The political developments in any given country affect its overall wellbeing. The effects of politics apply to all sectors, including the financial services industry.
There are many ways in which a country’s political climate affects its finance sector. The most important such factors have to do with changes in leadership — elections and revolutions. There is also direct policy-making on behalf of the government that regulates the sector. Understanding each factor individually will help you gain a better idea of how politics impact finance.
“Elections are arguably the most obvious way in which politics can affect the financial sector. Whenever there is a change of power, the markets await the results with bated breath. The markets anticipate the results because the political leaders of any country inspire a different degree of trust among investors.” says Jan Ostram, financial analyst at Sambla.
For instance, when a presidential candidate is seen as forward-thinking and is well-liked, their election has a favorable impact on the financial markets.
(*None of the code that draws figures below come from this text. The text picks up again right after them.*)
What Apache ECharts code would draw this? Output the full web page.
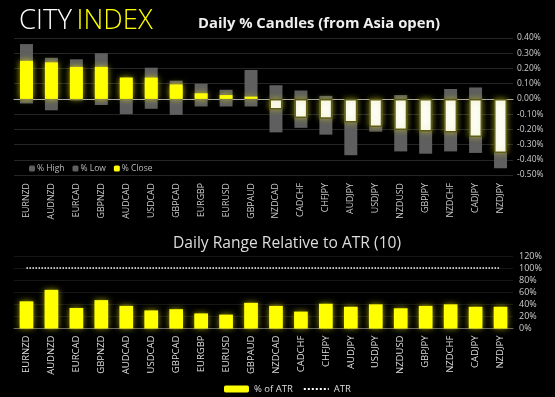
<!DOCTYPE html>
<html>
<head>
<meta charset="utf-8">
<script src="https://cdn.jsdelivr.net/npm/echarts@6/dist/echarts.min.js"></script>
<style>
  html, body { margin: 0; padding: 0; background: #000; }
  #main { width: 555px; height: 397px; }
</style>
</head>
<body>
<div id="main"></div>
<script>
const pairs = ['EURNZD', 'AUDNZD', 'EURCAD', 'GBPNZD', 'AUDCAD', 'USDCAD', 'GBPCAD', 'EURGBP', 'EURUSD', 'GBPAUD',
  'NZDCAD', 'CADCHF', 'CHFJPY', 'AUDJPY', 'USDJPY', 'NZDUSD', 'GBPJPY', 'NZDCHF', 'CADJPY', 'NZDJPY']
const pctHigh = [0.36, 0.27, 0.26, 0.30, 0.14, 0.205, 0.12, 0.10, 0.06, 0.19,
  0.09, 0.055, 0.02, 0.0, 0.0, 0.025, 0.0, 0.065, 0.075, 0.0]
const pctLow = [-0.03, -0.075, -0.01, -0.04, -0.10, -0.065, -0.105, -0.05, -0.05, -0.05,
  -0.22, -0.19, -0.235, -0.37, -0.215, -0.345, -0.36, -0.345, -0.355, -0.455]
const pctClose = [0.25, 0.24, 0.21, 0.21, 0.14, 0.14, 0.095, 0.037, 0.025, 0.015,
  -0.07, -0.125, -0.13, -0.155, -0.185, -0.205, -0.215, -0.22, -0.25, -0.355]
const pctOfAtr = [45, 64, 34, 47, 37.5, 30, 32, 25, 23, 42.5,
  37.5, 28, 41, 36, 40, 33.5, 37.5, 40, 36, 36]
const atrLine = pairs.map(() => 100)

const font = 'Open Sans'
const yellow = '#ffff00'
const grey = '#5f5f5f'

var chart = echarts.init(document.getElementById('main'))
chart.setOption({
  backgroundColor: '#000',
  textStyle: { fontFamily: font },
  animation: false,
  title: [
    {
      text: '{a|CITY} {b|INDEX}',
      left: 14, top: 2,
      textStyle: {
        fontWeight: 'lighter',
        rich: {
          a: { color: '#fff', fontSize: 27.5, fontWeight: 'lighter', fontFamily: font },
          b: { color: yellow, fontSize: 27.5, fontWeight: 'lighter', fontFamily: font }
        }
      }
    },
    {
      text: 'Daily % Candles (from Asia open)',
      left: 193, top: 11,
      textStyle: { color: '#eee', fontSize: 14.8, fontWeight: 'bold', fontFamily: font }
    },
    {
      text: 'Daily Range Relative to ATR (10)',
      left: 168, top: 231,
      textStyle: { color: '#ddd', fontSize: 15.6, fontWeight: 'normal', fontFamily: font }
    }
  ],
  legend: [
    {
      data: ['% High', '% Low', '% Close'],
      left: 24, top: 159,
      itemWidth: 6, itemHeight: 6, itemGap: 8,
      textStyle: { color: '#bbb', fontSize: 8.5, padding: [0, 0, 0, -3] },
      selectedMode: false
    },
    {
      data: ['% of ATR', { name: 'ATR', itemStyle: { opacity: 0 } }],
      left: 219, top: 379,
      itemWidth: 25, itemHeight: 7, itemGap: 10,
      textStyle: { color: '#ddd', fontSize: 9.5 },
      selectedMode: false
    }
  ],
  grid: [
    { left: 14, width: 499, top: 38, height: 137 },
    { left: 14, width: 499, top: 256, height: 72.5 }
  ],
  xAxis: [
    {
      type: 'category', gridIndex: 0, data: pairs,
      axisLine: { show: true, onZero: true, lineStyle: { color: '#aaa', width: 1 } },
      axisTick: { show: false },
      axisLabel: { rotate: 90, color: '#ccc', fontSize: 8.8, margin: 8, interval: 0 },
      position: 'bottom'
    },
    {
      type: 'category', gridIndex: 1, data: pairs,
      axisLine: { show: true, lineStyle: { color: '#666', width: 1 } },
      axisTick: { show: false },
      axisLabel: { rotate: 90, color: '#ddd', fontSize: 9.5, margin: 7, interval: 0 }
    }
  ],
  yAxis: [
    {
      type: 'value', gridIndex: 0, position: 'right',
      min: -0.5, max: 0.4, interval: 0.1,
      axisLabel: { color: '#ccc', fontSize: 8.5, margin: 4, formatter: v => v.toFixed(2) + '%' },
      splitLine: { lineStyle: { color: '#262626' } },
      axisLine: { show: false }, axisTick: { show: false }
    },
    {
      type: 'value', gridIndex: 1, position: 'right',
      min: 0, max: 120, interval: 20,
      axisLabel: { color: '#ccc', fontSize: 9, margin: 6, formatter: v => v + '%' },
      splitLine: { lineStyle: { color: '#161616' } },
      axisLine: { show: false }, axisTick: { show: false }
    }
  ],
  series: [
    {
      name: '% High', type: 'bar', xAxisIndex: 0, yAxisIndex: 0,
      data: pctHigh, barWidth: '52%', barGap: '-100%',
      itemStyle: { color: grey }
    },
    {
      name: '% Low', type: 'bar', xAxisIndex: 0, yAxisIndex: 0,
      data: pctLow, barWidth: '52%', barGap: '-100%',
      itemStyle: { color: grey }
    },
    {
      name: '% Close', type: 'bar', xAxisIndex: 0, yAxisIndex: 0,
      barWidth: '52%', barGap: '-100%',
      itemStyle: { color: yellow },
      data: pctClose.map(v => v >= 0
        ? { value: v, itemStyle: { color: yellow, shadowBlur: 6, shadowColor: 'rgba(255,255,0,0.7)' } }
        : { value: v, itemStyle: { color: '#fff', borderColor: '#5e5e18', borderWidth: 1.5, shadowBlur: 6, shadowColor: 'rgba(200,200,40,0.6)' } })
    },
    {
      name: '% of ATR', type: 'bar', xAxisIndex: 1, yAxisIndex: 1,
      data: pctOfAtr, barWidth: '55%',
      itemStyle: { color: yellow, shadowBlur: 6, shadowColor: 'rgba(255,255,0,0.6)' }
    },
    {
      name: 'ATR', type: 'line', xAxisIndex: 1, yAxisIndex: 1,
      data: atrLine, symbol: 'none',
      lineStyle: { color: '#fff', width: 1.5, type: 'dotted' },
      itemStyle: { color: '#fff' }
    }
  ]
})
</script>
</body>
</html>
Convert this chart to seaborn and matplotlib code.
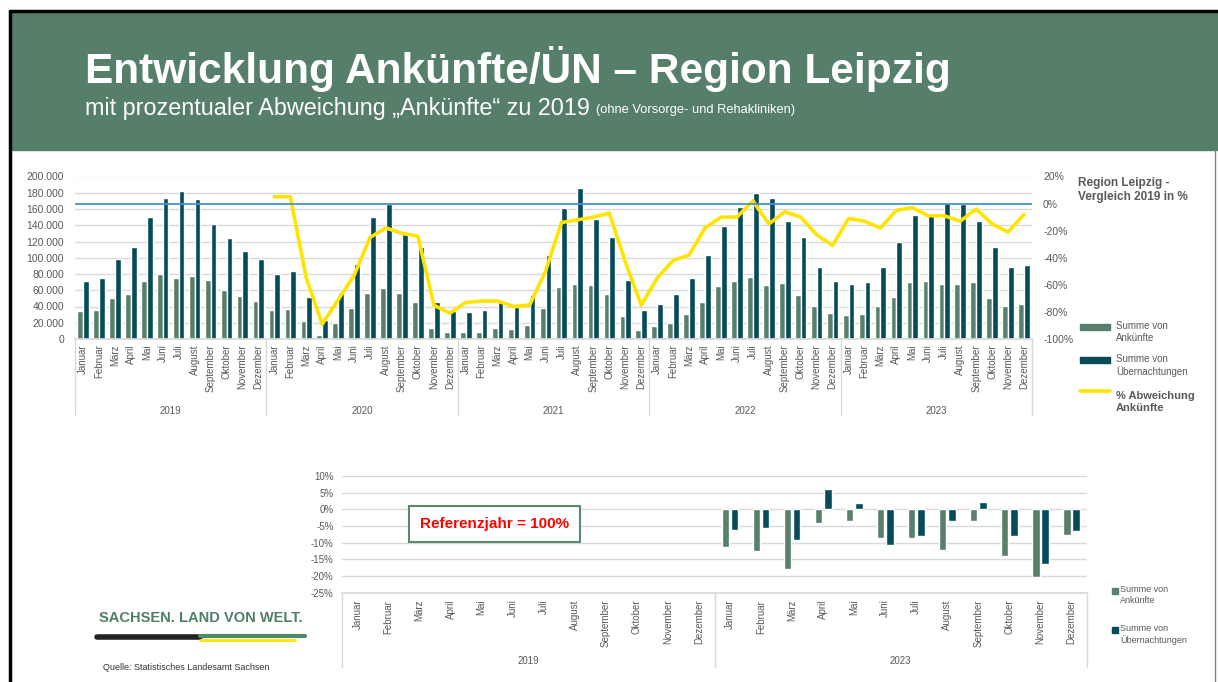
import numpy as np
import pandas as pd
import seaborn as sns
import matplotlib.pyplot as plt
from matplotlib.patches import Rectangle
from matplotlib.lines import Line2D
import matplotlib.transforms as mtransforms
from matplotlib.ticker import FuncFormatter, MultipleLocator

# --- data ---
months = ["Januar", "Februar", "März", "April", "Mai", "Juni", "Juli",
          "August", "September", "Oktober", "November", "Dezember"]
years = [2019, 2020, 2021, 2022, 2023]

ankuenfte = [35000, 36000, 50000, 55000, 72000, 80000, 75000, 78000, 73000, 60000, 53000, 47000,
             36000, 37000, 22000, 5000, 20000, 38000, 57000, 63000, 57000, 45000, 14000, 9000,
             9000, 9000, 14000, 12000, 17000, 38000, 64000, 68000, 66000, 56000, 28000, 11000,
             16000, 20000, 31000, 46000, 65000, 72000, 76000, 66000, 69000, 54000, 41000, 32000,
             30000, 31000, 41000, 52000, 70000, 72000, 68000, 68000, 70000, 51000, 41000, 43000]
uebernachtungen = [72000, 75000, 99000, 113000, 150000, 174000, 182000, 172000, 142000, 124000, 108000, 98000,
                   80000, 84000, 52000, 24000, 57000, 92000, 150000, 166000, 129000, 113000, 45000, 34000,
                   33000, 36000, 45000, 40000, 54000, 104000, 161000, 186000, 148000, 126000, 73000, 36000,
                   43000, 56000, 75000, 103000, 139000, 162000, 180000, 173000, 145000, 125000, 89000, 72000,
                   68000, 70000, 89000, 120000, 153000, 155000, 167000, 166000, 145000, 113000, 89000, 91000]
# % Abweichung Ankünfte zu 2019 (2020-2023)
abweichung = [5, 5, -55, -89, -71, -53, -25, -18, -22, -24, -75, -81,
              -73, -72, -72, -76, -75, -50, -14, -12, -10, -7, -43, -75,
              -55, -42, -38, -18, -10, -10, 2, -15, -6, -10, -23, -31,
              -11, -13, -18, -5, -3, -9, -9, -13, -4, -15, -21, -8]

# lower chart: 2023 vs. 2019 in %
ank_diff_2023 = [-11.4, -12.4, -18.0, -4.2, -3.4, -8.5, -8.7, -12.2, -3.4, -13.9, -20.2, -7.7]
ueb_diff_2023 = [-6.2, -5.7, -9.2, 6.1, 1.8, -10.7, -8.0, -3.5, 2.1, -8.0, -16.5, -6.6]

C_ANK = "#587f6b"
C_UEB = "#064b5a"
C_YEL = "#ffe400"
C_HEAD = "#567f6a"
C_TXT = "#595959"
C_GRID = "#d9d9d9"

sns.set_theme(style="white")
plt.rcParams["font.family"] = ["Liberation Sans", "DejaVu Sans"]

W, H = 1218, 682
fig = plt.figure(figsize=(W / 100, H / 100), dpi=100)


def fx(px):
    return px / W


def fy(py):
    return 1 - py / H


# header band and frame
fig.patches.append(Rectangle((fx(10), fy(150)), fx(1208), fy(11) - fy(150),
                             transform=fig.transFigure, color=C_HEAD, zorder=0))
fig.add_artist(Line2D([fx(10), fx(1218)], [fy(11), fy(11)], color="black", lw=2.5))
fig.add_artist(Line2D([fx(10), fx(10)], [fy(11), 0], color="black", lw=2.5))
fig.add_artist(Line2D([fx(1215), fx(1215)], [fy(150), 0], color="#808080", lw=1))

fig.text(fx(85), fy(69), "Entwicklung Ankünfte/ÜN – Region Leipzig", color="white",
         fontsize=30.5, fontweight="bold", va="center", ha="left")
sub = fig.text(fx(85), fy(108), "mit prozentualer Abweichung „Ankünfte“ zu 2019", color="white",
               fontsize=16.8, va="center", ha="left")
fig.canvas.draw()
sub_end = sub.get_window_extent().x1
fig.text(sub_end / W + fx(6), fy(110), "(ohne Vorsorge- und Rehakliniken)", color="white",
         fontsize=9.3, va="center", ha="left")

# --- upper chart ---
cats = [f"{y}-{m}" for y in years for m in months]
df = pd.DataFrame({
    "cat": cats * 2,
    "wert": ankuenfte + uebernachtungen,
    "serie": ["Summe von Ankünfte"] * len(cats) + ["Summe von Übernachtungen"] * len(cats),
})

ax = fig.add_axes([fx(75), fy(339), fx(1032) - fx(75), fy(176.5) - fy(339)])
sns.barplot(data=df, x="cat", y="wert", hue="serie", order=cats,
            palette=[C_ANK, C_UEB], width=0.72, ax=ax, legend=False, saturation=1)
ax.set_xlim(-0.5, len(cats) - 0.5)
ax.set_ylim(0, 200000)
ax.yaxis.set_major_locator(MultipleLocator(20000))
ax.yaxis.set_major_formatter(FuncFormatter(lambda v, p: f"{v:,.0f}".replace(",", ".")))
ax.grid(axis="y", color=C_GRID, lw=1)
ax.set_axisbelow(True)
ax.set_xlabel("")
ax.set_ylabel("")
ax.set_xticks(range(len(cats)))
ax.set_xticklabels(months * len(years), rotation=90, fontsize=7, color=C_TXT)
ax.tick_params(axis="y", labelsize=7.5, labelcolor=C_TXT, length=0, pad=8)
ax.tick_params(axis="x", length=0, pad=4)
for s in ["top", "right", "left"]:
    ax.spines[s].set_visible(False)
ax.spines["bottom"].set_color(C_GRID)

trans = mtransforms.blended_transform_factory(ax.transData, ax.transAxes)
for i in range(len(years) + 1):
    xs = i * 12 - 0.5
    ax.plot([xs, xs], [0, -0.47], transform=trans, clip_on=False, color=C_GRID, lw=1)
for i, y in enumerate(years):
    ax.text(i * 12 + 5.5, -0.44, str(y), transform=trans, ha="center", va="center",
            fontsize=7, color=C_TXT)

ax2 = ax.twinx()
x_line = np.arange(12, len(cats))
sns.lineplot(x=x_line, y=abweichung, ax=ax2, color=C_YEL, lw=2.6, legend=False)
ax2.axhline(0, color="#4a90d0", lw=1.3)
ax2.set_ylim(-100, 20)
ax2.set_xlim(-0.5, len(cats) - 0.5)
ax2.yaxis.set_major_locator(MultipleLocator(20))
ax2.yaxis.set_major_formatter(FuncFormatter(lambda v, p: f"{v:.0f}%"))
ax2.tick_params(axis="y", labelsize=7.5, labelcolor=C_TXT, length=0, pad=8)
for s in ["top", "right", "left", "bottom"]:
    ax2.spines[s].set_visible(False)

# legend upper chart
fig.text(fx(1078), fy(190), "Region Leipzig -\nVergleich 2019 in %", fontsize=8.5,
         fontweight="bold", color=C_TXT, va="center", ha="left", linespacing=1.3)
for yy, col, lab in [(327, C_ANK, "Summe von\nAnkünfte"), (360, C_UEB, "Summe von\nÜbernachtungen")]:
    fig.patches.append(Rectangle((fx(1080), fy(yy + 3)), fx(30), fy(yy - 3) - fy(yy + 3),
                                 transform=fig.transFigure, color=col))
    fig.text(fx(1116), fy(yy - 6), lab, fontsize=7, color=C_TXT, va="top", ha="left",
             linespacing=1.25)
fig.add_artist(Line2D([fx(1080), fx(1110)], [fy(391), fy(391)], color=C_YEL, lw=2.6))
fig.text(fx(1116), fy(391), "% Abweichung\nAnkünfte", fontsize=8, fontweight="bold",
         color=C_TXT, va="top", ha="left", linespacing=1.3)

# --- lower chart ---
cats2 = [f"{y}-{m}" for y in (2019, 2023) for m in months]
df2 = pd.DataFrame({
    "cat": cats2 * 2,
    "wert": [np.nan] * 12 + ank_diff_2023 + [np.nan] * 12 + ueb_diff_2023,
    "serie": ["Summe von Ankünfte"] * 24 + ["Summe von Übernachtungen"] * 24,
})
bx = fig.add_axes([fx(342), fy(592.7), fx(1087) - fx(342), fy(476) - fy(592.7)])
sns.barplot(data=df2, x="cat", y="wert", hue="serie", order=cats2,
            palette=[C_ANK, C_UEB], width=0.6, gap=0.2, ax=bx, legend=False, saturation=1)
bx.set_xlim(-0.5, 23.5)
bx.set_ylim(-25, 10)
bx.yaxis.set_major_locator(MultipleLocator(5))
bx.yaxis.set_major_formatter(FuncFormatter(lambda v, p: f"{v:.0f}%"))
bx.grid(axis="y", color=C_GRID, lw=1)
bx.set_axisbelow(True)
bx.set_xlabel("")
bx.set_ylabel("")
bx.set_xticks(range(24))
bx.set_xticklabels(months * 2, rotation=90, fontsize=7, color=C_TXT)
bx.tick_params(axis="y", labelsize=7, labelcolor=C_TXT, length=0, pad=6)
bx.tick_params(axis="x", length=0, pad=5)
for s in ["top", "right", "left"]:
    bx.spines[s].set_visible(False)
bx.spines["bottom"].set_color(C_GRID)
trans2 = mtransforms.blended_transform_factory(bx.transData, bx.transAxes)
for i in range(3):
    xs = i * 12 - 0.5
    bx.plot([xs, xs], [0, -0.64], transform=trans2, clip_on=False, color=C_GRID, lw=1)
for i, y in enumerate((2019, 2023)):
    bx.text(i * 12 + 5.5, -0.585, str(y), transform=trans2, ha="center", va="center",
            fontsize=7, color=C_TXT)
bx.text(0.205, 0.59, "Referenzjahr = 100%", transform=bx.transAxes, ha="center", va="center",
        fontsize=11, fontweight="bold", color="#ff0000",
        bbox=dict(boxstyle="square,pad=0.7", fc="white", ec="#5a8a6e", lw=1.5))

for yy, col, lab in [(597, C_ANK, "Summe von\nAnkünfte"), (636, C_UEB, "Summe von\nÜbernachtungen")]:
    fig.patches.append(Rectangle((fx(1112), fy(yy - 3)), fx(6), fy(yy - 9) - fy(yy - 3),
                                 transform=fig.transFigure, color=col))
    fig.text(fx(1120), fy(yy - 12), lab, fontsize=6.5, color=C_TXT, va="top", ha="left",
             linespacing=1.3)

# logo and source
fig.text(fx(201), fy(618), "SACHSEN. LAND VON WELT.", fontsize=10.5, fontweight="bold",
         color="#4f7f66", ha="center", va="center")
fig.add_artist(Line2D([fx(97), fx(200)], [fy(637), fy(637)], color="#222222", lw=4))
fig.add_artist(Line2D([fx(200), fx(305)], [fy(636), fy(636)], color="#4f8a66", lw=3))
fig.add_artist(Line2D([fx(200), fx(295)], [fy(640), fy(640)], color=C_YEL, lw=2))
fig.text(fx(103), fy(667), "Quelle: Statistisches Landesamt Sachsen", fontsize=6.5,
         color="#333333", ha="left", va="center")

plt.savefig("out.png", dpi=100)
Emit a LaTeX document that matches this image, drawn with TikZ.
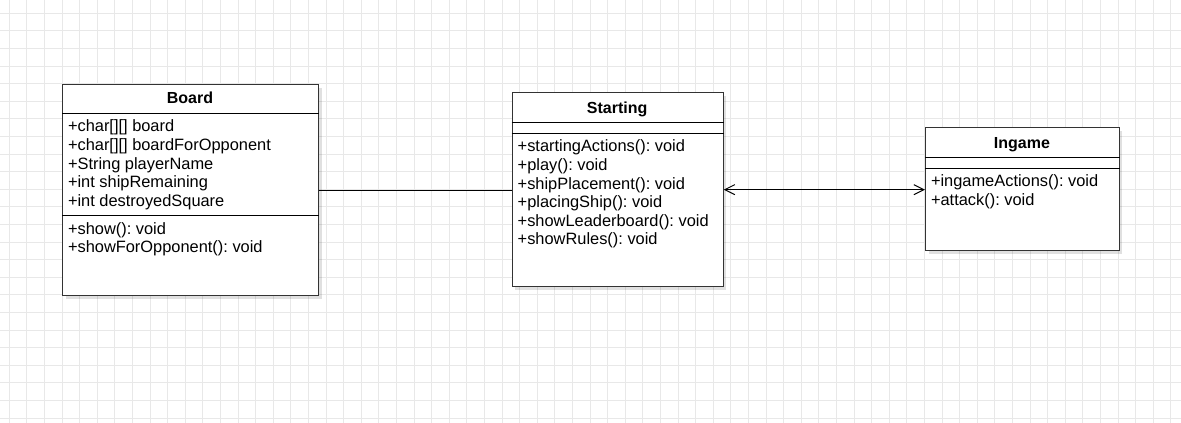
\documentclass[tikz,border=0pt]{standalone}
\usepackage{fontspec}
\setmainfont{Liberation Sans}
\usetikzlibrary{positioning}
\usetikzlibrary{arrows.meta}
\usetikzlibrary{shadows}
\usetikzlibrary{math}
\usetikzlibrary{calc}

\begin{document}
\frenchspacing
\begin{tikzpicture}[x=1pt,y=-1pt,line width=1pt,
  gridline/.style={draw=black!9},
  classbox/.style={draw=black!80, fill=white, anchor=north west, inner sep=0pt,
    drop shadow={shadow xshift=3pt, shadow yshift=-3pt, fill=black, opacity=0.12}},
  classname/.style={anchor=base, inner sep=0pt, font=\fontsize{16}{18.6}\selectfont\bfseries},
  members/.style={anchor=north west, inner sep=0pt, align=left, font=\fontsize{16.4}{18.6}\selectfont\frenchspacing},
  separator/.style={draw=black},
  link/.style={draw=black, >={Straight Barb[length=10pt,width=10pt]}}]

  \tikzmath{
    \gridstep = 17.6; % spacing of the background grid
    \gridx    = 9.3;  % first vertical grid line
    \gridy    = 13.3; % first horizontal grid line
    \pad      = 5.5;  % left padding of the member lists
  }

  \useasboundingbox (0,0) rectangle (1181,423);

  % background grid
  \foreach \i in {0,...,66} {
    \draw[gridline] ({\gridx+\gridstep*\i},0) -- ({\gridx+\gridstep*\i},423);
  }
  \foreach \j in {0,...,23} {
    \draw[gridline] (0,{\gridy+\gridstep*\j}) -- (1181,{\gridy+\gridstep*\j});
  }

  % class boxes
  \node[classbox, minimum width=256pt, minimum height=211pt] (board) at (62,84) {};
  \node[classbox, minimum width=211pt, minimum height=193.7pt] (starting) at (511.7,92.3) {};
  \node[classbox, minimum width=193.7pt, minimum height=123pt] (ingame) at (925,127.3) {};

  % compartment separators
  \draw[separator] (board.west |- 0,113.3) -- (board.east |- 0,113.3);
  \draw[separator] (board.west |- 0,215.7) -- (board.east |- 0,215.7);
  \draw[separator] (starting.west |- 0,122.7) -- (starting.east |- 0,122.7);
  \draw[separator] (starting.west |- 0,133.3) -- (starting.east |- 0,133.3);
  \draw[separator] (ingame.west |- 0,157.7) -- (ingame.east |- 0,157.7);
  \draw[separator] (ingame.west |- 0,168.3) -- (ingame.east |- 0,168.3);

  % class names
  \node[classname] (board-name) at (190,103.4) {Board};
  \node[classname] (starting-name) at (617.2,113) {Starting};
  \node[classname] (ingame-name) at (1021.9,148) {Ingame};

  % attributes and operations
  \node[members] (board-attrs) at ({62+\pad},118.3)
  {\strut+char[][] board\\
   \strut+char[][] boardForOpponent\\
   \strut+String playerName\\
   \strut+int shipRemaining\\
   \strut+int destroyedSquare};
  \node[members] (board-ops) at ({62+\pad},220.7)
  {\strut+show(): void\\
   \strut+showForOpponent(): void};
  \node[members] (starting-ops) at ({511.7+\pad},138.3)
  {\strut+startingActions(): void\\
   \strut+play(): void\\
   \strut+shipPlacement(): void\\
   \strut+placingShip(): void\\
   \strut+showLeaderboard(): void\\
   \strut+showRules(): void};
  \node[members] (ingame-ops) at ({925+\pad},173.3)
  {\strut+ingameActions(): void\\
   \strut+attack(): void};

  % associations
  \draw[link] (board.east) -- (board.east -| starting.west);
  \draw[link,<->] (starting.east) -- (starting.east -| ingame.west);

\end{tikzpicture}
\end{document}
Conversely, when someone controversial comes into office, there is a negative reaction.
These reactions occur because the markets move in line with the general economic trend in a country. Even when they’re not directly regulated by the President or Prime Minister, the markets are sensitive to political talk. For example, say a populist candidate wants to increase government spending on welfare. This move will decrease the value of the nation’s currency due to fears of higher inflation.
Revolutions are important for reasons akin to elections: they represent a change in government. However, unlike elections, which are a normal part of any democracy, revolutions happen suddenly and take the country by storm. Because of this, their impact tends to be more dramatic.
The country is likely to experience an economic downturn during the transition, especially if there is civil war. However, revolutions occur on the promise that things will take off once the dust settles. That’s why they can also lead to optimism among investors.
The difference in the economic growth of capitalist countries versus the USSR in the second half of the 20th century is proof enough that ideology matters. The Soviet Union was an example of totalitarianism: the government owned and controlled everything. The national currencies of Soviet countries were under tight government regulation.
On the other hand, in the capitalist west, the markets are by default free of regulation, unless absolutely necessary. The value of these countries’ currencies is based on the actual economic climate, without the government’s manipulation.
Politicians can also reshape the financial sector of a country through policy-making. The government decides on a budget for each fiscal year. They can also pass new laws that affect the financial sector. For instance, the government may ask for lower ceilings on annual interest rates in order to reduce predatory lending.
In addition, central banks all over the world constantly keep an eye on inflation and unemployment rates. If they sense a recession coming, they will lower interest rates to contain the possible damage. Slashing interest rates has a direct impact on money lending.
The Bottom Line
Economics and politics have a very close relationship. If you are active in the financial markets, you need to pay attention to politics. Watch out for changes in government and central bank policy decisions in particular.